Mit den Bundesländern will Biach eine gesamtheitliche Sichtweise abstimmen und eine zentralere Steuerung des Systems erreichen, weil sonst keine Effizienzgewinne erzielt werden können. Er setzt dabei aber nicht auf Verfassungsänderungen oder Zwang sondern auf eine bessere Zusammenarbeit in den Zielsteuerungskommissionen.

Obwohl auch in der LSE-Studie festgestellt wird, dass die Krankenkassen seit 2016 die Verwaltungskosten von 3,7 auf 2,7 Prozent und die Sozialversicherungen insgesamt von 2,5 auf 2 Prozent gesenkt haben, unterstützt Biach den Plan Stögers bei der Verwaltung insgesamt nochmals 120 Mio. Euro einzusparen. Das vom Sozialminister vorgeschlagene Sozialversicherungsstrukturgesetz hält er aber nicht für nötig, weil die Verwaltungseinsparungen ohnehin umgesetzt werden.

Skeptisch ist Biach auch bezüglich der von Stöger gewünschten Abschaffung der Selbstbehalte, weil man deren positiven Lenkungseffekte nicht außer Acht lassen solle. Die von der Studie angeregte soziale Staffelung von Selbstbehalten gebe es zum Teil in den Trägern schon.

Bezüglich der Harmonisierung von Leistungen verwies der stellvertretende Vorsitzende Bernhard Achitz darauf, dass man dies in elf von 23 Bereichen schon beschlossen habe, wo es mit Satzungsänderungen möglich war. In anderen Bereichen müssten aber entweder Verträge oder Gesetze geändert werden, und das nehme mehr Zeit in Anspruch. Achitz bekräftigte, dass es das Ziel sei, die Leistungen auf bestmöglichem Niveau anzugleichen.

Der zweite Stellvertreter, Martin Schaffenrath, kündigte administrative Erleichterungen für die rund 700.000 von Mehrfachversicherungen Betroffenen an.
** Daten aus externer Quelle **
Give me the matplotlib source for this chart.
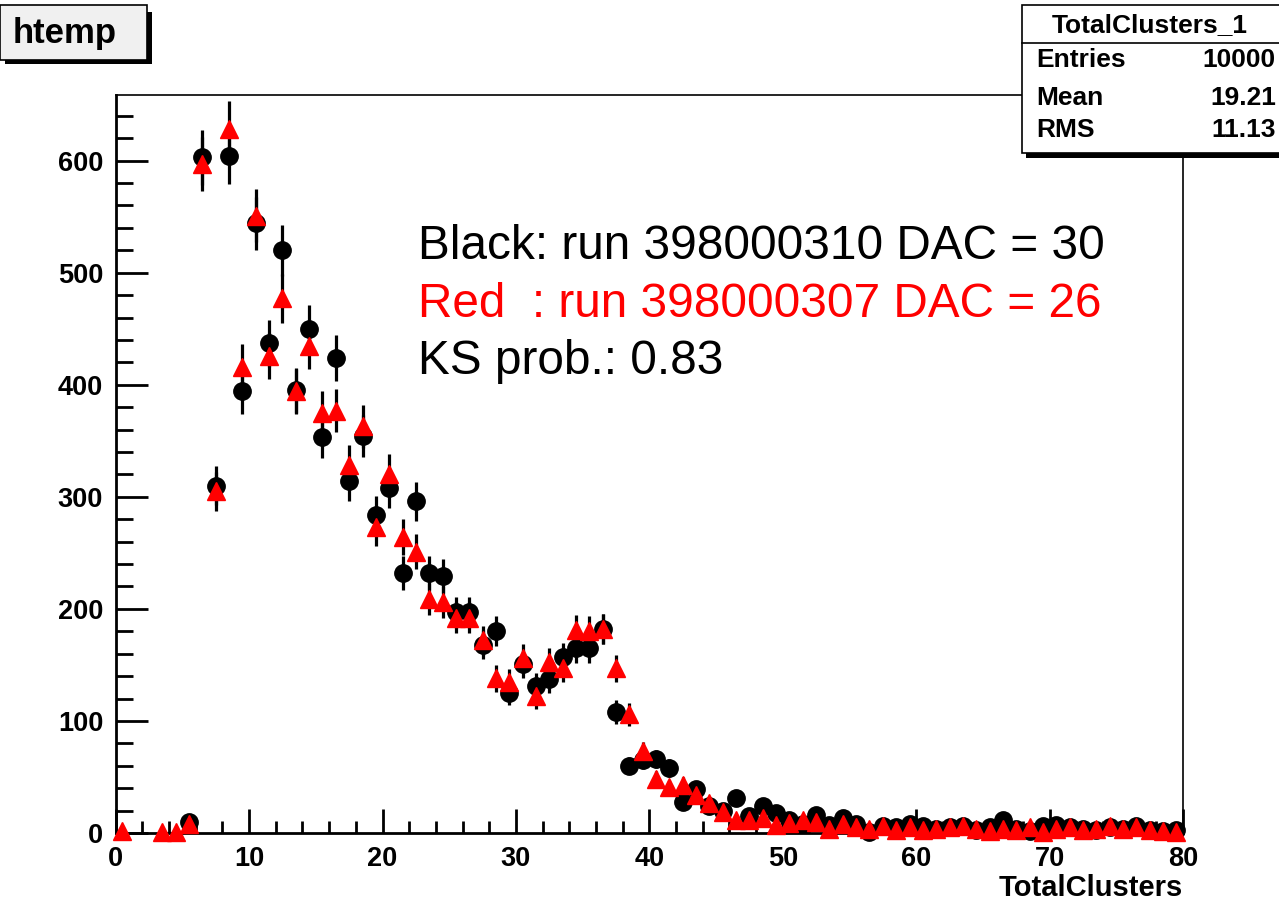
import numpy as np
import matplotlib.pyplot as plt
from matplotlib.patches import Rectangle
from matplotlib.ticker import MultipleLocator

# bin contents, 80 bins of width 1 (0..80)
black_counts = [0, 0, 0, 0, 0, 10, 603, 310, 604, 394,
                544, 437, 520, 395, 450, 353, 424, 314, 354, 284,
                308, 232, 296, 232, 229, 197, 197, 168, 180, 125,
                151, 131, 137, 157, 165, 165, 182, 108, 60, 65,
                66, 58, 28, 39, 24, 20, 31, 15, 24, 18,
                12, 8, 16, 7, 13, 8, 1, 6, 5, 8,
                6, 4, 5, 6, 3, 5, 12, 4, 2, 6,
                7, 5, 4, 3, 5, 4, 6, 3, 2, 3]
red_counts = [2, 0, 0, 1, 1, 8, 597, 305, 628, 416,
              551, 426, 477, 394, 435, 375, 377, 328, 363, 273,
              320, 264, 251, 209, 206, 192, 192, 172, 138, 135,
              156, 122, 153, 147, 181, 180, 182, 147, 106, 73,
              48, 41, 43, 34, 27, 19, 12, 12, 13, 7,
              9, 12, 10, 4, 8, 5, 4, 6, 3, 5,
              3, 4, 5, 6, 4, 2, 4, 3, 5, 1,
              4, 5, 3, 4, 6, 4, 5, 3, 2, 1]

bin_centers = np.arange(80) + 0.5

legend_lines = ['Black: run 398000310 DAC = 30',
                'Red  : run 398000307 DAC = 26',
                'KS prob.: 0.83']
stats_names = ['Entries', 'Mean', 'RMS']
stats_values = ['10000', '19.21', '11.13']

W, H = 1279, 902


def fx(x):
    return x / W


def fy(y):
    return 1 - y / H


fig = plt.figure(figsize=(W / 100, H / 100), dpi=100)
ax = fig.add_axes([fx(115.7), fy(833), (1183 - 115.7) / W, (833 - 95) / H])

for counts, fmt, col, ms, z in [(black_counts, 'o', 'black', 12.5, 3),
                                (red_counts, '^', 'red', 13, 4)]:
    c = np.array(counts, dtype=float)
    keep = c > 0
    eb = ax.errorbar(bin_centers[keep], c[keep], yerr=np.sqrt(c[keep]),
                     fmt=fmt, color=col, mec=col, mfc=col, ecolor='black',
                     ms=ms, elinewidth=2.3, capsize=0, zorder=z)
    eb[0].set_clip_on(False)

ax.set_xlim(0, 80)
ax.set_ylim(0, 658.6)
ax.xaxis.set_major_locator(MultipleLocator(10))
ax.xaxis.set_minor_locator(MultipleLocator(2))
ax.yaxis.set_major_locator(MultipleLocator(100))
ax.yaxis.set_minor_locator(MultipleLocator(20))
ax.tick_params(axis='both', which='both', direction='in', width=2,
               top=False, right=False, labelsize=19.5)
ax.tick_params(axis='y', which='major', length=23, pad=9)
ax.tick_params(axis='y', which='minor', length=12)
ax.tick_params(axis='x', which='major', length=17, pad=9)
ax.tick_params(axis='x', which='minor', length=9)
for lab in ax.get_xticklabels() + ax.get_yticklabels():
    lab.set_fontfamily('Liberation Sans')
    lab.set_fontweight('bold')
for s in ['left', 'bottom']:
    ax.spines[s].set_linewidth(2)
for s in ['top', 'right']:
    ax.spines[s].set_linewidth(1.2)

fig.text(fx(1183), fy(888), 'TotalClusters', ha='right', va='center',
         fontsize=21, fontweight='bold', family='Liberation Sans')

# annotation
for i, (txt, col) in enumerate(zip(legend_lines, ['black', 'red', 'black'])):
    fig.text(fx(418), fy(259.3 + 57.3 * i), txt, color=col, fontsize=34.4,
             family='Liberation Sans', va='baseline', ha='left')

# title box "htemp"
fig.add_artist(Rectangle((fx(5), fy(64)), (152 - 5) / W, (64 - 58) / H,
                         transform=fig.transFigure, color='black', lw=0))
fig.add_artist(Rectangle((fx(146), fy(64)), 6 / W, (64 - 12) / H,
                         transform=fig.transFigure, color='black', lw=0))
fig.add_artist(Rectangle((fx(0), fy(60)), 147 / W, 55 / H,
                         transform=fig.transFigure, facecolor='#f0f0f0',
                         edgecolor='black', lw=1.2))
fig.text(fx(13), fy(33), 'htemp', ha='left', va='center', fontsize=25,
         fontweight='bold', family='Liberation Sans')

# stats box
fig.add_artist(Rectangle((fx(1026), fy(158)), (W - 1026) / W, 6 / H,
                         transform=fig.transFigure, color='black', lw=0,
                         zorder=5))
fig.add_artist(Rectangle((fx(1021.5), fy(153)), (W + 10 - 1021.5) / W, 148 / H,
                         transform=fig.transFigure, facecolor='white',
                         edgecolor='black', lw=1.2, zorder=5))
fig.add_artist(plt.Line2D([fx(1021.5), 1], [fy(43), fy(43)],
                          transform=fig.transFigure, color='black', lw=1.2,
                          zorder=6))
fig.text(fx(1150), fy(25), 'TotalClusters_1', ha='center', va='center',
         fontsize=19, fontweight='bold', family='Liberation Sans', zorder=7)
for i, (n, v) in enumerate(zip(stats_names, stats_values)):
    yy = [60, 98, 130][i]
    fig.text(fx(1036), fy(yy), n, ha='left', va='center', fontsize=19,
             fontweight='bold', family='Liberation Sans', zorder=7)
    fig.text(fx(1276), fy(yy), v, ha='right', va='center', fontsize=19,
             fontweight='bold', family='Liberation Sans', zorder=7)

fig.savefig('out.png', dpi=100)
So soll man bei Überschreitung der Höchstbeitragsgrundlage von 4.980 Euro künftig ohne Antrag automatisch eine Rückvergütung bekommen. Demnächst soll auch die monatliche Meldung der Beitragsgrundlage starten, was vor allem für Lohnverrechner Erleichterungen bringt und wodurch man aktuell ersehen kann, wo jemand versichert ist.
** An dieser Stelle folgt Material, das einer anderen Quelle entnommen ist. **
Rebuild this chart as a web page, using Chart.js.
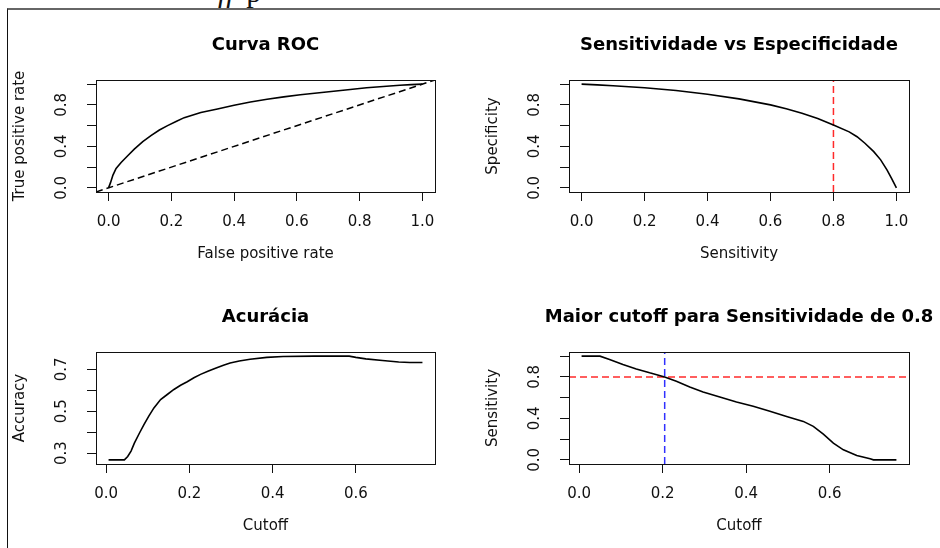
<!DOCTYPE html>
<html>
<head>
<meta charset="utf-8">
<script src="https://cdn.jsdelivr.net/npm/chart.js@4.4.1/dist/chart.umd.min.js"></script>
<style>
  html, body { margin: 0; padding: 0; background: #fff; }
  body { width: 940px; height: 548px; position: relative; overflow: hidden; }
  .frame { position: absolute; left: 7px; top: 8px; width: 940px; height: 548px;
           border-top: 2px solid #666; border-left: 1px solid #111; }
  .clip { position: absolute; left: 218px; top: -23px; font: italic 30px "Liberation Serif", serif;
          line-height: 30px; color: #111; word-spacing: 4px; }
  .clip span { font-style: normal; }
  .panel { position: absolute; width: 467px; height: 274px; }
</style>
</head>
<body>
<div class="clip">ff <span>p</span></div>
<div class="frame"></div>
<div class="panel" style="left:0;top:0"><canvas id="roc"></canvas></div>
<div class="panel" style="left:473px;top:0"><canvas id="sensSpec"></canvas></div>
<div class="panel" style="left:0;top:272px"><canvas id="accuracy"></canvas></div>
<div class="panel" style="left:473px;top:272px"><canvas id="cutoff"></canvas></div>

<script>
const FONT = "'DejaVu Sans', sans-serif";
const INK = "#111";

// Curva ROC
const rocFpr = [0, 0.006, 0.014, 0.024, 0.040, 0.061, 0.082, 0.109, 0.135, 0.162, 0.188, 0.215, 0.241,
  0.294, 0.347, 0.400, 0.452, 0.505, 0.558, 0.611, 0.664, 0.717, 0.770, 0.822, 0.875, 0.928, 0.964, 1.0];
const rocTpr = [0, 0.048, 0.123, 0.187, 0.245, 0.310, 0.374, 0.445, 0.503, 0.558, 0.600, 0.639, 0.677,
  0.726, 0.761, 0.797, 0.828, 0.855, 0.877, 0.897, 0.915, 0.932, 0.949, 0.965, 0.978, 0.990, 0.995, 1.0];
const unitTicks = [0, 0.2, 0.4, 0.6, 0.8, 1.0];
const unitXLabels = ["0.0", "0.2", "0.4", "0.6", "0.8", "1.0"];
const unitYLabels = ["0.0", "", "0.4", "", "0.8", ""];

// Sensitividade vs Especificidade
const ssSensitivity = [0, 0.05, 0.1, 0.2, 0.3, 0.4, 0.5, 0.6, 0.65, 0.7, 0.75, 0.8, 0.85, 0.875,
  0.9, 0.928, 0.95, 0.97, 0.985, 1.0];
const ssSpecificity = [1.0, 0.993, 0.984, 0.966, 0.939, 0.903, 0.858, 0.800, 0.762, 0.719, 0.668,
  0.605, 0.540, 0.493, 0.430, 0.349, 0.270, 0.173, 0.090, 0.0];
const ssMark = 0.8;

// Acuracia
const accCutoff = [0.006, 0.044, 0.052, 0.060, 0.068, 0.080, 0.091, 0.103, 0.115, 0.131, 0.147, 0.163,
  0.179, 0.195, 0.211, 0.227, 0.246, 0.266, 0.282, 0.298, 0.320, 0.346, 0.386, 0.425, 0.500, 0.545,
  0.584, 0.600, 0.624, 0.664, 0.703, 0.730, 0.760];
const accValue = [0.268, 0.268, 0.284, 0.310, 0.348, 0.395, 0.436, 0.478, 0.516, 0.556, 0.580, 0.604,
  0.624, 0.641, 0.660, 0.676, 0.692, 0.708, 0.720, 0.730, 0.740, 0.748, 0.757, 0.761, 0.763, 0.763,
  0.763, 0.757, 0.750, 0.742, 0.735, 0.733, 0.733];
const cutXTicks = [0, 0.2, 0.4, 0.6];
const cutXLabels = ["0.0", "0.2", "0.4", "0.6"];
const accYTicks = [0.3, 0.4, 0.5, 0.6, 0.7];
const accYLabels = ["0.3", "", "0.5", "", "0.7"];

// Maior cutoff para Sensitividade de 0.8
const mcCutoff = [0.006, 0.05, 0.073, 0.105, 0.137, 0.169, 0.205, 0.233, 0.265, 0.297, 0.337, 0.377,
  0.417, 0.457, 0.497, 0.537, 0.561, 0.585, 0.609, 0.633, 0.665, 0.697, 0.705, 0.76];
const mcSensitivity = [1.0, 1.0, 0.968, 0.919, 0.877, 0.839, 0.800, 0.758, 0.703, 0.655, 0.606, 0.558,
  0.516, 0.468, 0.419, 0.371, 0.323, 0.248, 0.161, 0.097, 0.042, 0.010, 0.0, 0.0];
const mcTarget = 0.8;
const mcBest = 0.205;

// R style axis range: data range widened by 4% on each side
function rRange(values) {
  const lo = Math.min(...values), hi = Math.max(...values);
  const pad = (hi - lo) * 0.04;
  return { min: lo - pad, max: hi + pad };
}

function zip(xs, ys) {
  return xs.map((x, i) => ({ x: x, y: ys[i] }));
}

// box around plot region + bold main title
const rPlot = {
  id: "rPlot",
  afterDraw(chart, args, opts) {
    const { ctx, chartArea: a } = chart;
    ctx.save();
    ctx.strokeStyle = INK;
    ctx.lineWidth = 1;
    ctx.strokeRect(Math.round(a.left) + 0.5, Math.round(a.top) + 0.5,
      Math.round(a.right - a.left), Math.round(a.bottom - a.top));
    ctx.fillStyle = "#000";
    ctx.font = "bold 18px " + FONT;
    ctx.textAlign = "center";
    ctx.textBaseline = "middle";
    ctx.fillText(opts.text, (a.left + a.right) / 2, a.top - 35);
    ctx.restore();
  }
};

function axis(ticks, labels, range, title, isX) {
  return {
    type: "linear",
    min: range.min,
    max: range.max,
    afterBuildTicks: (s) => { s.ticks = ticks.map((v) => ({ value: v })); },
    afterFit: (s) => { if (isX) s.height = 82; else s.width = 96; },
    ticks: {
      autoSkip: false,
      color: INK,
      font: { family: FONT, size: 15 },
      padding: isX ? 12 : 13,
      minRotation: isX ? 0 : 90,
      maxRotation: isX ? 0 : 90,
      crossAlign: isX ? "near" : "center",
      callback: (v, i) => labels[i]
    },
    grid: { drawOnChartArea: false, drawTicks: true, tickLength: 9, color: INK, lineWidth: 1 },
    border: { display: false },
    title: {
      display: true,
      text: title,
      color: INK,
      font: { family: FONT, size: 15 },
      padding: isX ? { top: 0, bottom: 11 } : { top: 11, bottom: 0 }
    }
  };
}

function panel(id, o) {
  const xr = rRange(o.x);
  const yr = rRange(o.y);
  const datasets = [{ data: zip(o.x, o.y), borderColor: "#000", borderWidth: 1.6 }];
  (o.lines || []).forEach((l) => {
    let pts;
    if (l.kind === "v") pts = [{ x: l.at, y: yr.min }, { x: l.at, y: yr.max }];
    else if (l.kind === "h") pts = [{ x: xr.min, y: l.at }, { x: xr.max, y: l.at }];
    else pts = [{ x: xr.min, y: xr.min }, { x: xr.max, y: xr.max }];
    datasets.push({ data: pts, borderColor: l.color, borderWidth: 1.5, borderDash: [7, 4] });
  });
  datasets.forEach((d) => { d.showLine = true; d.pointRadius = 0; d.tension = 0; d.fill = false; });

  new Chart(document.getElementById(id), {
    type: "scatter",
    data: { datasets: datasets },
    options: {
      responsive: true,
      maintainAspectRatio: false,
      animation: false,
      events: [],
      devicePixelRatio: 1,
      layout: { padding: { left: 0, top: 80, right: o.padRight, bottom: 0 } },
      plugins: {
        legend: { display: false },
        tooltip: { enabled: false },
        rPlot: { text: o.title }
      },
      scales: {
        x: axis(o.xTicks, o.xLabels, xr, o.xTitle, true),
        y: axis(o.yTicks, o.yLabels, yr, o.yTitle, false)
      }
    },
    plugins: [rPlot]
  });
}

panel("roc", {
  title: "Curva ROC", x: rocFpr, y: rocTpr, padRight: 32,
  xTicks: unitTicks, xLabels: unitXLabels, yTicks: unitTicks, yLabels: unitYLabels,
  xTitle: "False positive rate", yTitle: "True positive rate",
  lines: [{ kind: "diag", color: "#000" }]
});

panel("sensSpec", {
  title: "Sensitividade vs Especificidade", x: ssSensitivity, y: ssSpecificity, padRight: 31,
  xTicks: unitTicks, xLabels: unitXLabels, yTicks: unitTicks, yLabels: unitYLabels,
  xTitle: "Sensitivity", yTitle: "Specificity",
  lines: [{ kind: "v", at: ssMark, color: "#ff2a2a" }]
});

panel("accuracy", {
  title: "Acurácia", x: accCutoff, y: accValue, padRight: 32,
  xTicks: cutXTicks, xLabels: cutXLabels, yTicks: accYTicks, yLabels: accYLabels,
  xTitle: "Cutoff", yTitle: "Accuracy"
});

panel("cutoff", {
  title: "Maior cutoff para Sensitividade de 0.8", x: mcCutoff, y: mcSensitivity, padRight: 31,
  xTicks: cutXTicks, xLabels: cutXLabels, yTicks: unitTicks, yLabels: unitYLabels,
  xTitle: "Cutoff", yTitle: "Sensitivity",
  lines: [{ kind: "h", at: mcTarget, color: "#ff2a2a" }, { kind: "v", at: mcBest, color: "#3030ff" }]
});
</script>
</body>
</html>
Die Vorsitzende der Trägerkonferenz, Ingrid Reischl, kündigte weitere Aufgabenbündelungen der einzelnen Träger an. "Es ist an der Zeit, das Schrebergartendenken aufzugeben." Alle Bereiche sollen ohne Tabus analysiert werden. Dazu gebe es drei Möglichkeiten: Ein Träger übernimmt eine Aufgabe für alle anderen, die Gründung einer gemeinsamen Gesellschaft (z.B. IT-SV) oder den Aufbau von Netzwerkstrukturen (z.B. gemeinsamer Einkauf von Medikamenten). Alle drei Möglichkeiten will Reischl nun weiter forcieren. So sind weitere Bündelungen im Back-Office-Bereich, beim Beschaffungswesen oder bei Ausschreibungen geplant. Auch eine gemeinsame Stelle, die allen Träger ihr Wissen beim Aufbau von Primärversorgungseinheiten zu Verfügung stellt, soll es geben. (APA, 25.8.2017)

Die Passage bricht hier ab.